Monday 1 May 2023

Antonio Presti

Here's a story worth telling. Some chap I met in the 90s, Antonio Presti, about our age, is the son of one of the Sicilian "four cavaliers of the apocalypse", i.e. the four powerful families, not exactly Mafia bosses, but the kings of cement and the construction industry which has, for decades, been in the hands of the Mafia, inasmuch as, if you didn't buy your cement, builders and equipment from one of these four, the work just didn't get done or, if you did try, your excavators would get blown up as a warning. The gentle Antonio Presti, a classic puffy-faced gay, as soon as his father died, sold the whole cement works and everything and, with the enormous proceeds, has since dedicated himself to financing works of art, starting out with buying a kilometer of canvas, plus paint, and inviting anyone to make paintings on it. His most extravagant is the Porta della Bellezza, the Door of Beauty, taking the brutal cement sides of a motorway overpass in Librino, the most degraded periphery of Catania, and covering them with pottery sculptures and poetry.

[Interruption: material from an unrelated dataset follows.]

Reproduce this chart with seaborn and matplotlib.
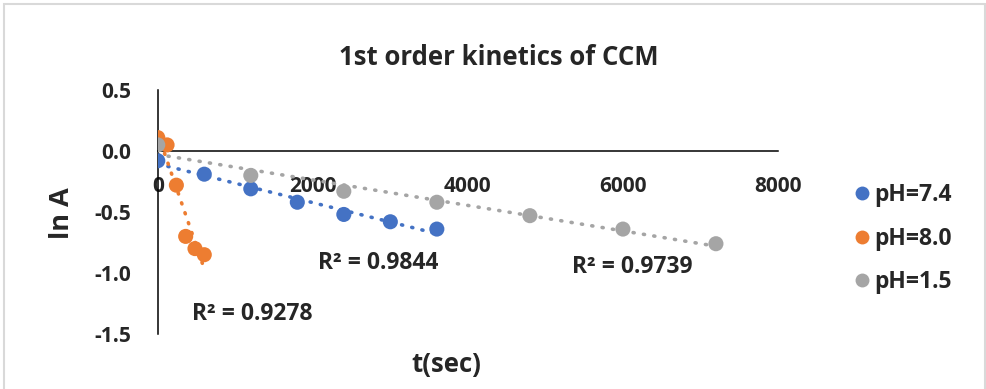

And he's just completed another one, in the same style, on the sides of another stretch of the same motorway bypass. https://www.google.com/maps/@37.4829641,15.0530834,3a,75y,359.19h,91.41t/data=!3m6!1e1!3m4!1s_UOZq_CJuSWuXoONi3HkKA!2e0!7i16384!8i8192 Librino is where they dumped all the inhabitants of the zone where I currently live when, in the 1950s, they decided to demolish this central quartiere full of small industry and workshops, and build a superstrada of high-rise banks and insurance offices from the town center (Pzza. Stesicoro) and the central station, apparently so that tanks would be able to reach the city centre without impediment (!). If you go to Librino, there are 14-year-olds with binoculars and two-way radios, working as an alarm system for the weed and coke sellers in the basement of the highrise that here they call "Il Palazzo di Cemento". The contrast between the nature of the zone and this investment in urban art is shocking. I can only assume that he thought of it as the place where something like this would have most impact. An interesting detail: in the ten or twenty years since he opened the first tract of it, despite the neighbourhood, it has *never* been defaced. Not even a squirt of someone's pen-name. I'm still boggling at the vision, and the temerity, of such a person. To be able to realise things like this, do you maybe have to be the rich son of a Mafia boss?